There's absolutely nothing good about pot stock goodwill
In its simplest form, goodwill is nothing more than the premium one company pays to acquire another, above and beyond tangible assets. We'd often expect there to be some amount of goodwill recorded by a purchaser since it's commonplace for an acquiring company to sweeten the deal, so to speak, in order to get the smaller company's board to agree to a buyout. In turn, the acquiring company will develop the assets, and monetize any patents, of the company it purchases, eventually aiming to fully recoup its goodwill.
With the marijuana industry expected to grow at a rapid clip, North American pot stocks have aggressively been buying smaller businesses in order to boost production capacity, broaden their portfolio offerings, or expand their networks. But the reality is that they have not done a very good job of determining a reasonable value for these purchases and have, in my view, been grossly overpaying for their acquisitions. As a result, we've witnessed goodwill soar for a number of cannabis companies.

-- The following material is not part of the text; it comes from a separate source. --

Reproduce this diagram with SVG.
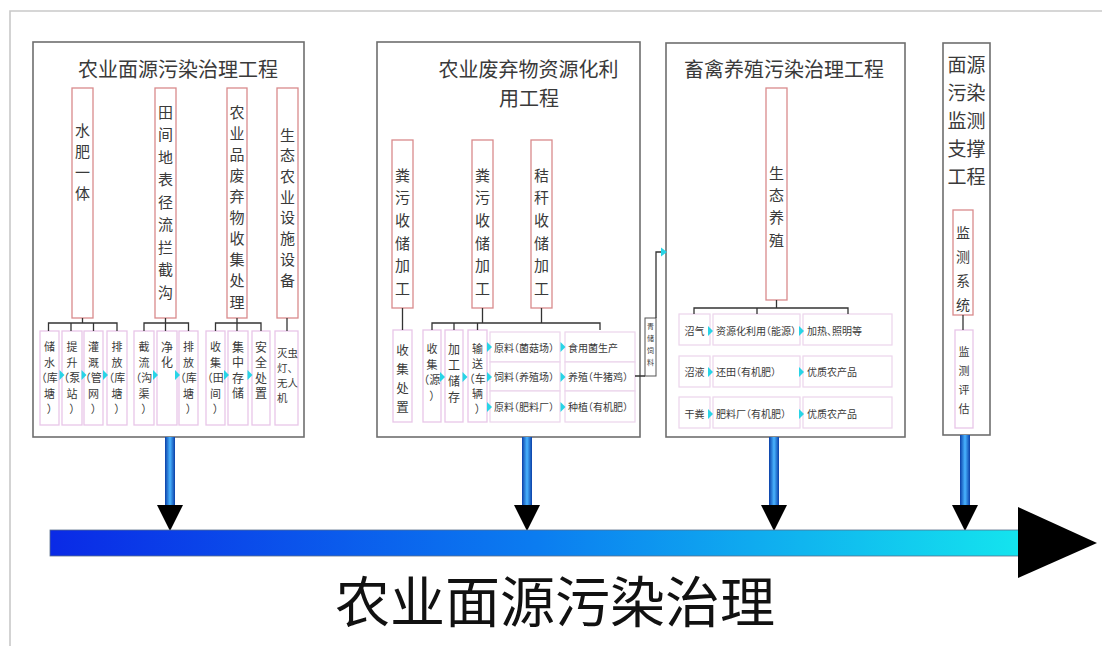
<svg xmlns="http://www.w3.org/2000/svg" width="1102" height="646" viewBox="0 0 1102 646">
<style>
text{font-family:"Noto Sans CJK SC","Noto Sans",sans-serif;fill:#3a3a3a}
.ttl{font-size:20px;text-anchor:middle}
.vt{writing-mode:vertical-rl;text-anchor:start}
.v12{font-size:11px;text-anchor:middle;font-feature-settings:"halt"}
.t10{font-size:10px;font-feature-settings:"halt"}
.panel{fill:#fff;stroke:#6e6e6e;stroke-width:1.6}
.tall{fill:#fff;stroke:#d98a8c;stroke-width:1.3}
.small{fill:#fff;stroke:#e8c6e8;stroke-width:1.3}
.cell{fill:#fff;stroke:#ecd4ec;stroke-width:1.2}
.ln{stroke:#333;stroke-width:1.3;fill:none}
.tri{fill:#28d4e6}
.head{fill:#000}
</style>
<defs>
<path id="tr" d="M0,-5 L5,0 L0,5 Z" class="tri"/>
<linearGradient id="gMain" x1="0" y1="0" x2="1" y2="0">
<stop offset="0" stop-color="#0a2ae6"/>
<stop offset="0.5" stop-color="#0b7cf0"/>
<stop offset="1" stop-color="#14e4ee"/>
</linearGradient>
<linearGradient id="gDrop" x1="0" y1="0" x2="1" y2="0">
<stop offset="0" stop-color="#0a3fa8"/>
<stop offset="0.5" stop-color="#49b4ff"/>
<stop offset="1" stop-color="#0a3fa8"/>
</linearGradient>
</defs>
<rect width="1102" height="646" fill="#fff"/>
<path d="M10,646 V11 H1102" fill="none" stroke="#c9c9c9" stroke-width="1.6"/>

<!-- Panel 1 -->
<g id="panel1">
<rect class="panel" x="33" y="42" width="271" height="395"/>
<text class="ttl" x="178" y="77">农业面源污染治理工程</text>
</g>
<g id="p1-shuifei">
<rect class="tall" x="72" y="88" width="21" height="230"/>
<text class="vt" x="82.5" y="122.5" style="font-size:15px;letter-spacing:6px">水肥一体</text>
</g>
<g id="p1-tianjian">
<rect class="tall" x="155" y="88" width="21" height="230"/>
<text class="vt" x="165.5" y="104.5" style="font-size:15px;letter-spacing:7.5px">田间地表径流拦截沟</text>
</g>
<g id="p1-feiqiwu">
<rect class="tall" x="227" y="88" width="20" height="230"/>
<text class="vt" x="237" y="104.5" style="font-size:15px;letter-spacing:6.1px">农业品废弃物收集处理</text>
</g>
<g id="p1-shengtai">
<rect class="tall" x="277" y="88" width="21" height="230"/>
<text class="vt" x="287.5" y="127.5" style="font-size:15px;letter-spacing:5.7px">生态农业设施设备</text>
</g>
<g id="p1-small">
<g id="p1-s1"><rect class="small" x="40" y="331" width="19" height="94"/><text class="v12"><tspan x="49.5" y="351">储</tspan><tspan x="49.5" y="366.5">水</tspan><tspan x="49.5" y="382">（库</tspan><tspan x="49.5" y="397.5">塘</tspan><tspan x="49.5" y="413">）</tspan></text></g>
<g id="p1-s2"><rect class="small" x="62" y="331" width="20" height="94"/><text class="v12"><tspan x="72" y="351">提</tspan><tspan x="72" y="366.5">升</tspan><tspan x="72" y="382">（泵</tspan><tspan x="72" y="397.5">站</tspan><tspan x="72" y="413">）</tspan></text></g>
<g id="p1-s3"><rect class="small" x="84" y="331" width="19" height="94"/><text class="v12"><tspan x="93.5" y="351">灌</tspan><tspan x="93.5" y="366.5">溉</tspan><tspan x="93.5" y="382">（管</tspan><tspan x="93.5" y="397.5">网</tspan><tspan x="93.5" y="413">）</tspan></text></g>
<g id="p1-s4"><rect class="small" x="107" y="331" width="20" height="94"/><text class="v12"><tspan x="117" y="351">排</tspan><tspan x="117" y="366.5">放</tspan><tspan x="117" y="382">（库</tspan><tspan x="117" y="397.5">塘</tspan><tspan x="117" y="413">）</tspan></text></g>
<g id="p1-s5"><rect class="small" x="134" y="331" width="20" height="94"/><text class="v12"><tspan x="144" y="351">截</tspan><tspan x="144" y="366.5">流</tspan><tspan x="144" y="382">（沟</tspan><tspan x="144" y="397.5">渠</tspan><tspan x="144" y="413">）</tspan></text></g>
<g id="p1-s6"><rect class="small" x="157" y="331" width="20" height="94"/><text class="vt" x="167" y="341" style="font-size:12px;letter-spacing:3.5px">净化</text></g>
<g id="p1-s7"><rect class="small" x="179" y="331" width="19" height="94"/><text class="v12"><tspan x="188.5" y="351">排</tspan><tspan x="188.5" y="366.5">放</tspan><tspan x="188.5" y="382">（库</tspan><tspan x="188.5" y="397.5">塘</tspan><tspan x="188.5" y="413">）</tspan></text></g>
<g id="p1-s8"><rect class="small" x="206" y="331" width="19" height="94"/><text class="v12"><tspan x="215.5" y="351">收</tspan><tspan x="215.5" y="366.5">集</tspan><tspan x="215.5" y="382">（田</tspan><tspan x="215.5" y="397.5">间</tspan><tspan x="215.5" y="413">）</tspan></text></g>
<g id="p1-s9"><rect class="small" x="228" y="331" width="20" height="94"/><text class="vt" x="238" y="341" style="font-size:12px;letter-spacing:3.5px">集中存储</text></g>
<g id="p1-s10"><rect class="small" x="252" y="331" width="18" height="94"/><text class="vt" x="261" y="341" style="font-size:12px;letter-spacing:3.5px">安全处置</text></g>
<g id="p1-s11"><rect class="small" x="275" y="331" width="23" height="94"/><text class="t10" style="font-size:10.5px"><tspan x="277" y="356.5">灭虫</tspan><tspan x="277" y="371.5">灯、</tspan><tspan x="277" y="386.5">无人</tspan><tspan x="277" y="401.5">机</tspan></text></g>
</g>

<!-- Panel 2 -->
<g id="panel2">
<rect class="panel" x="377" y="42" width="263" height="395"/>
<text class="ttl"><tspan x="528.5" y="77">农业废弃物资源化利</tspan><tspan x="529" y="106">用工程</tspan></text>
</g>
<g id="p2-t1">
<rect class="tall" x="392" y="140" width="21" height="168"/>
<text class="vt" x="402.5" y="167.5" style="font-size:15px;letter-spacing:7.7px">粪污收储加工</text>
</g>
<g id="p2-t2">
<rect class="tall" x="472" y="140" width="21" height="168"/>
<text class="vt" x="482.5" y="167.5" style="font-size:15px;letter-spacing:7.7px">粪污收储加工</text>
</g>
<g id="p2-t3">
<rect class="tall" x="531" y="140" width="21" height="168"/>
<text class="vt" x="541.5" y="167.5" style="font-size:15px;letter-spacing:7.7px">秸秆收储加工</text>
</g>
<g id="p2-small">
<g id="p2-s1"><rect class="small" x="393" y="330" width="19" height="92"/><text class="vt" x="402.5" y="343.5" style="font-size:12.5px;letter-spacing:6.5px">收集处置</text></g>
<g id="p2-s2"><rect class="small" x="423" y="330" width="18" height="92"/><text class="v12"><tspan x="432" y="353">收</tspan><tspan x="432" y="368.5">集</tspan><tspan x="432" y="384">（源</tspan><tspan x="432" y="399.5">）</tspan></text></g>
<g id="p2-s3"><rect class="small" x="445" y="330" width="18" height="92"/><text class="vt" x="454" y="343.5" style="font-size:12px;letter-spacing:4px">加工储存</text></g>
<g id="p2-s4"><rect class="small" x="468" y="330" width="19" height="92"/><text class="v12"><tspan x="477.5" y="353">输</tspan><tspan x="477.5" y="368">送</tspan><tspan x="477.5" y="383">（车</tspan><tspan x="477.5" y="398">辆</tspan><tspan x="477.5" y="413">）</tspan></text></g>
<g id="p2-r1a"><rect class="cell" x="490" y="332" width="70" height="30"/><text class="t10" x="494" y="351.5">原料（菌菇场）</text></g>
<g id="p2-r1b"><rect class="cell" x="565" y="332" width="70" height="30"/><text class="t10" x="568" y="351.5">食用菌生产</text></g>
<g id="p2-r2a"><rect class="cell" x="490" y="362" width="70" height="29"/><text class="t10" x="494" y="380.5">饲料（养殖场）</text></g>
<g id="p2-r2b"><rect class="cell" x="565" y="362" width="70" height="29"/><text class="t10" x="568" y="380.5">养殖（牛猪鸡）</text></g>
<g id="p2-r3a"><rect class="cell" x="490" y="391" width="70" height="31"/><text class="t10" x="494" y="411">原料（肥料厂）</text></g>
<g id="p2-r3b"><rect class="cell" x="565" y="391" width="70" height="31"/><text class="t10" x="568" y="411">种植（有机肥）</text></g>
</g>
<g id="qingchu">
<rect x="645" y="318" width="11" height="58" fill="#fff" stroke="#555" stroke-width="1"/>
<text class="vt" x="650.5" y="323" style="font-size:7px;letter-spacing:5px">青储饲料</text>
</g>

<!-- Panel 3 -->
<g id="panel3">
<rect class="panel" x="666" y="43" width="239" height="394"/>
<text class="ttl" x="784" y="77">畜禽养殖污染治理工程</text>
</g>
<g id="p3-t1">
<rect class="tall" x="766" y="88" width="21" height="212"/>
<text class="vt" x="776.5" y="165.5" style="font-size:15px;letter-spacing:7.3px">生态养殖</text>
</g>
<g id="p3-table">
<g id="p3-r1a"><rect class="cell" x="679" y="314" width="31" height="31"/><text class="t10" x="694.5" y="334.5" text-anchor="middle">沼气</text></g>
<g id="p3-r1b"><rect class="cell" x="713" y="314" width="87" height="31"/><text class="t10" x="716" y="334.5">资源化利用（能源）</text></g>
<g id="p3-r1c"><rect class="cell" x="803" y="314" width="89" height="31"/><text class="t10" x="807" y="334.5">加热、照明等</text></g>
<g id="p3-r2a"><rect class="cell" x="679" y="356" width="31" height="31"/><text class="t10" x="694.5" y="375.5" text-anchor="middle">沼液</text></g>
<g id="p3-r2b"><rect class="cell" x="713" y="356" width="87" height="31"/><text class="t10" x="716" y="375.5">还田（有机肥）</text></g>
<g id="p3-r2c"><rect class="cell" x="803" y="356" width="89" height="31"/><text class="t10" x="807" y="375.5">优质农产品</text></g>
<g id="p3-r3a"><rect class="cell" x="679" y="397" width="31" height="31"/><text class="t10" x="694.5" y="417.5" text-anchor="middle">干粪</text></g>
<g id="p3-r3b"><rect class="cell" x="713" y="397" width="87" height="31"/><text class="t10" x="716" y="417.5">肥料厂（有机肥）</text></g>
<g id="p3-r3c"><rect class="cell" x="803" y="397" width="89" height="31"/><text class="t10" x="807" y="417.5">优质农产品</text></g>
</g>

<!-- Panel 4 -->
<g id="panel4">
<rect class="panel" x="943" y="43" width="47" height="392"/>
<text class="ttl" style="font-size:19px"><tspan x="966.5" y="72">面源</tspan><tspan x="966.5" y="100">污染</tspan><tspan x="966.5" y="128">监测</tspan><tspan x="966.5" y="156">支撑</tspan><tspan x="966.5" y="184">工程</tspan></text>
</g>
<g id="p4-t1">
<rect class="tall" x="953" y="210" width="20" height="105"/>
<text class="vt" x="963" y="226" style="font-size:14px;letter-spacing:10px">监测系统</text>
</g>
<g id="p4-s1">
<rect class="small" x="955" y="330" width="18" height="98"/>
<text class="vt" x="964" y="346.5" style="font-size:11px;letter-spacing:8px">监测评估</text>
</g>

<!-- Connectors -->
<g id="connectors">
<path class="ln" d="M82.5,318 V323 M48.5,331 V323 H117 V331 M71,323 V331 M93.5,323 V331"/>
<path class="ln" d="M165.5,318 V331 M144,331 V323 H188.5 V331"/>
<path class="ln" d="M237,318 V331 M215.5,331 V323 H261 V331"/>
<path class="ln" d="M287,318 V331"/>
<path class="ln" d="M402.5,308 V330 M482.5,308 V323 M541.5,308 V323 M432,330 V323 H600 V330 M454,323 V330 M477.5,323 V330"/>
<path class="ln" d="M776.5,300 V308 M694,314 V308 H848 V314 M757,308 V314"/>
<path class="ln" d="M963,315 V330"/>
<path class="ln" d="M635,376 H645 M656,318 V252 H662"/>
<path class="tri" d="M661,247.5 L667,252 L661,256.5 Z"/>
<use href="#tr" x="59.5" y="375"/><use href="#tr" x="81.5" y="375"/><use href="#tr" x="103" y="375"/>
<use href="#tr" x="153" y="375"/><use href="#tr" x="175" y="375"/>
<use href="#tr" x="224" y="375"/><use href="#tr" x="247.5" y="375"/>
<use href="#tr" x="440" y="377"/><use href="#tr" x="462.5" y="377"/>
<use href="#tr" x="487" y="347"/><use href="#tr" x="487" y="377"/><use href="#tr" x="487" y="407"/>
<use href="#tr" x="560.5" y="347"/><use href="#tr" x="560.5" y="377"/><use href="#tr" x="560.5" y="407"/>
<use href="#tr" x="708" y="331"/><use href="#tr" x="708" y="372"/><use href="#tr" x="708" y="414"/>
<use href="#tr" x="799" y="331"/><use href="#tr" x="799" y="372"/><use href="#tr" x="799" y="414"/>
</g>

<!-- Timeline -->
<g id="timeline">
<rect x="165" y="437" width="10" height="69" fill="url(#gDrop)"/>
<rect x="522" y="437" width="10" height="69" fill="url(#gDrop)"/>
<rect x="769" y="437" width="10" height="69" fill="url(#gDrop)"/>
<rect x="960" y="435" width="10" height="71" fill="url(#gDrop)"/>
<path class="head" d="M157,505 H183 L170,531 Z"/>
<path class="head" d="M514,505 H540 L527,531 Z"/>
<path class="head" d="M761,505 H787 L774,531 Z"/>
<path class="head" d="M952,505 H978 L965,531 Z"/>
<rect x="50" y="530" width="970" height="26" fill="url(#gMain)" stroke="#5b6f8a" stroke-width="0.8"/>
<path class="head" d="M1018,507 L1097,543 L1018,578 Z"/>
<text x="555" y="622" style="font-size:55px;text-anchor:middle;fill:#111">农业面源污染治理</text>
</g>
</svg>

Aurora Cannabis (NYSE:ACB), for example, has made more than a dozen acquisitions over the past three years. Every significant deal has involved Aurora claiming at least half, if not close to 80%, of the value of the deal as goodwill. This includes Aurora's 2.64 billion Canadian dollar purchase of MedReleaf, of which CA$2 billion has been declared as goodwill.
The same can be said for Canopy Growth (NASDAQ:CGC) and Aphria (NASDAQ:APHA). Canopy, the world's largest marijuana stock by market cap, ended the most recent quarter with CA$1.93 billion in goodwill. Meanwhile, Aphria's fourth quarter revealed CA$669.8 million in goodwill, much of which is tied to its 2018 purchase of Nuuvera.
From these three marijuana stocks, plus Tilray and its $155 million in goodwill from the purchase of Manitoba Harvest, the industry has racked up more than $4.5 billion in goodwill (when converted to U.S. dollars from Canadian). I repeat, four of the biggest marijuana growers have more than $4.5 billion in combined goodwill on their balance sheets.
It's quite possible that Aurora Cannabis and Canopy Growth will struggle to recoup the value of their goodwill, resulting in both businesses taking substantial future writedowns. We've already seen Aphria take a CA$50 million writedown on the value of its Latin American assets, and I wouldn't discount the possibility of additional writedowns.
Cannabis goodwill may soon exceed $10 billion
But the reality is that this $4.5 billion in goodwill may be just the beginning. That's because a number of megadeals are waiting in the wings to be completed.
Although this isn't a complete list, here are some notable deals that will likely close within the next six months:
- MedMen Enterprises' purchase of PharmaCann for $682 million, when announced.
- Cresco Labs' (OTC:CRLBF) acquisition of Origin House (OTC:ORHOF) for CA$1.1 billion, when announced.
- Curaleaf Holdings' purchase of Cura Partners for $949 million, and Grassroots for about $875 million, when announced.
- Harvest Health and Recreation's acquisition of privately held Verano Holdings for $850 million, when announced.
I'd venture a guess that each and every one of these deals is going to involve a hefty amount of goodwill recognition. Origin House, for instance, ended June with CA$258.8 million in total assets, of which CA$83 million was goodwill and CA$60.2 million was intangible assets. This suggests that Cresco's purchase of Origin House will likely result in significant goodwill being recognized on its balance sheet.
Considering that pretty much every large marijuana acquisition has resulted in 50% or more of the value of the deal being written off as goodwill, these five deals here (remember, two are from Curaleaf) should be responsible for anywhere from $2.1 billion to $3.5 billion in added goodwill.
Add up the other, smaller deals that have been completed or are still in the works, as well as the possibility that Canopy's multibillion-dollar deal to buy Acreage Holdings could eventually go through, and $10 billion in aggregate goodwill for pure-play pot stocks is a very real possibility.
This goodwill is a ticking time bomb on the nascent industry's balance sheet, and investors would be wise to expect an explosion of writedowns sooner rather than later.